The amendment to the so-called Glacier Law, which was already approved by the Senate in February, would make it easier to mine for metals such as copper, lithium and silver in frozen parts of the Andes mountains.

The Chamber of Deputies, Argentina’s lower house of Congress, approved the amendment with 137 votes in favor, 111 against and three abstenations after nearly 12 hours of debate. The law takes effect once it is published in ‌the official gazette.

Environmentalists say the reforms will weaken protections for crucial water sources. 

Thousands of people took part in a demonstration on Wednesday afternoon outside parliament, marked by isolated skirmishes with police.

Some held aloft banners with slogans such as “Water is more precious than gold!” and “A glacier destroyed cannot be restored!”

Watch moreOn thin ice: Argentina’s melting glaciers, a symbol of climate change

Seven Greenpeace activists were arrested earlier in the day after scaling a statue outside parliament and unfurling a banner urging lawmakers “not to betray the Argentine people”. 

The passage of the amendment is a new coup for Milei, who pushed through looser labor laws in February despite repeated street protests.

Nicolas Mayoraz, an MP from Milei’s ruling La Libertad Avanza party, assured lawmakers that combining “environmental protection and sustainable development is possible”.

Environmental activist Flavia Broffoni rubbished the government’s position.

“The science is clear…there is absolutely no possibility of creating what they (the government) call a ‘sustainable mine’ in a periglacial environment,” she said after addressing the protest outside parliament.

Lithium race

There are nearly 17,000 glaciers or rock glaciers – a mix of rock and ice – in Argentina, according to a 2018 inventory.

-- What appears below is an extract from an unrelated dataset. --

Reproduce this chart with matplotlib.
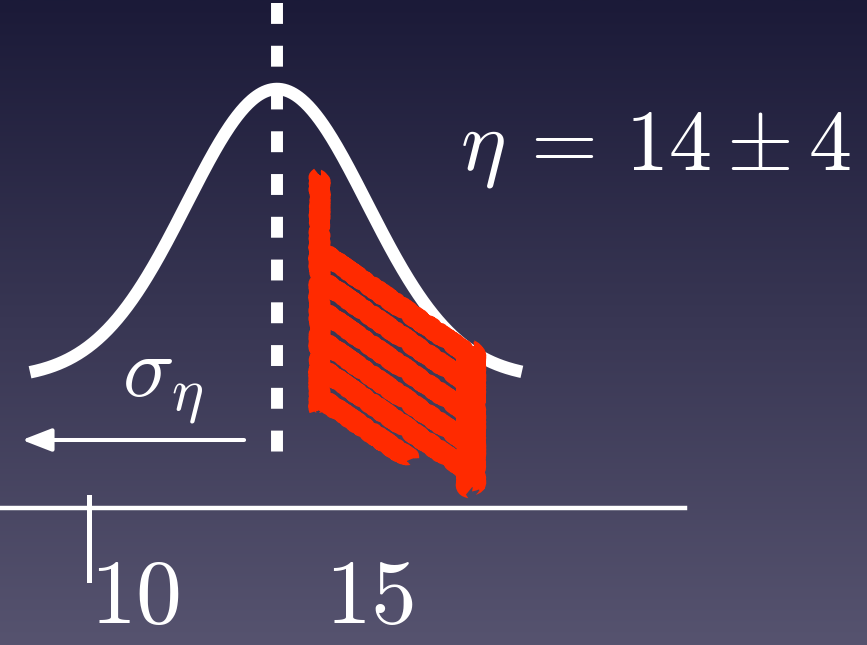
import numpy as np
import matplotlib
matplotlib.use("Agg")
import matplotlib.pyplot as plt

plt.rcParams['mathtext.fontset'] = 'cm'

# distribution of eta, drawn as a bell curve over the value axis
eta_mean = 14
eta_err = 4
curve_width = 1.915     # drawn width of the bell, axis units
curve_base = 129
curve_amp = 290
curve_lo, curve_hi = 8.745, 19.21

# value axis
axis_left, axis_right = 8.1, 22.68
tick_values = [10, 15]
tick_labels = ['$10$', '$15$']

# sigma arrow (points left from the mean)
sigma_start, sigma_end, sigma_y = 13.30, 8.574, 68

# red scribble: left post, right post and the slanted strokes between them
post_x = [14.89, 18.13]
post_top = [333, 158]
post_bot = [98, 21]
stroke_x0 = [14.98, 14.98, 14.98, 14.98, 14.98, 14.98]
stroke_y0 = [255, 226, 196, 166, 138, 108]
stroke_x1 = [18.04, 18.04, 18.04, 18.04, 18.04, 16.83]
stroke_y1 = [155, 126, 96, 66, 38, 49]

fig = plt.figure(figsize=(8.67, 6.45), dpi=100)
ax = fig.add_axes([0, 0, 1, 1])
ax.set_xlim(10 - 89 / 47, 10 + 778 / 47)
ax.set_ylim(-137, 508)
ax.axis('off')

# background gradient, dark navy at top to grey-violet at bottom
top = np.array([27, 26, 56]) / 255
bot = np.array([86, 83, 111]) / 255
t = np.linspace(0, 1, 256)[:, None]
grad = (top * (1 - t) + bot * t)[:, None, :]
ax.imshow(grad, extent=[ax.get_xlim()[0], ax.get_xlim()[1], -137, 508],
          aspect='auto', zorder=0)

# bell curve
x = np.linspace(curve_lo, curve_hi, 400)
y = curve_base + curve_amp * np.exp(-(x - eta_mean) ** 2 / (2 * curve_width ** 2))
ax.plot(x, y, color='white', lw=9, solid_capstyle='butt', zorder=3)

# dashed line at the mean
ax.plot([eta_mean, eta_mean], [505, 56], color='white', lw=8.6,
        linestyle=(0, (1.75, 1.83)), dash_capstyle='butt', zorder=3)

# red scribble, each stroke laid down twice for a rough crayon edge
red = '#ff2a00'
rough = [(12.5, (2.5, 3, 4)), (10.5, (1.5, 8, 2))]
for xi, yt, yb, w in zip(post_x, post_top, post_bot, [12, 18]):
    for dw, sk in rough:
        ln, = ax.plot([xi, xi], [yt, yb], color=red, lw=w - 12 + dw,
                      solid_capstyle='butt', zorder=4)
        ln.set_sketch_params(*sk)
for x0, y0, x1, y1 in zip(stroke_x0, stroke_y0, stroke_x1, stroke_y1):
    for dw, sk in rough:
        ln, = ax.plot([x0, x1], [y0, y1], color=red, lw=dw,
                      solid_capstyle='butt', zorder=4)
        ln.set_sketch_params(*sk)

# value axis and tick
ax.plot([axis_left, axis_right], [0, 0], color='white', lw=3.2, zorder=2)
ax.plot([tick_values[0], tick_values[0]], [11, -72], color='white', lw=3.6, zorder=2)
for v, lab in zip(tick_values, tick_labels):
    ax.annotate(lab, (v, -134), xytext=(1, 0), textcoords='offset points',
                ha='left', va='bottom', color='white', fontsize=66)

# sigma arrow and label
ax.annotate('', xy=(sigma_end, sigma_y), xytext=(sigma_start, sigma_y),
            arrowprops=dict(arrowstyle='-|>,head_length=1.8,head_width=0.7',
                            color='white', lw=2.9, shrinkA=0, shrinkB=0), zorder=3)
ax.text(10.70, 111, r'$\sigma_\eta$', color='white', fontsize=62,
        ha='left', va='baseline', zorder=3)

# result
ax.text(17.89, 338, r'$\eta \,=\, %d \pm %d$' % (eta_mean, eta_err), color='white',
        fontsize=62, ha='left', va='baseline', zorder=3)

fig.savefig('out.png', dpi=100)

In the northwest of the country, where mining activity is concentrated, glacial reserves have shrunk by 17 percent in the last decade, mainly due to climate change, according to the Argentine Institute of Snow Science, Glaciology and Environmental Sciences.

Milei, a free-market radical who does not believe in man-made climate change, argues the bill is necessary to attract large-scale mining projects.

Argentina is a major producer of lithium, which is critical to the global tech and green energy sectors.

The Central Bank has estimated, based on industry forecasts, that the country could triple its mining exports by 2030.

“Environmentalists would rather see us starve than have anything touched,” Milei has argued. 

Supporters of the reform argue that it will clear up ambiguities in the current law, from 2010, on which periglacial areas – areas on the edges of glaciers – can be economically developed.

“We want legal certainty, we want clear definitions,” Michael Meding, director of the Los Azules copper mining project in San Juan, told AFP. 

Enrique Viale, president of the Argentine Association of Environmental Lawyers, said that the reform threatened the water supply of “70 percent” of Argentine people.

Under the current law, a scientific body designates protected glaciers and periglacial environments.

The reform would give individual provinces more powers to decide which areas need protection and which can be exploited for economic purposes.

It has been backed by the governors of northern Andean provinces with strong mining sectors, namely Mendoza, San Juan, Catamarca and Salta.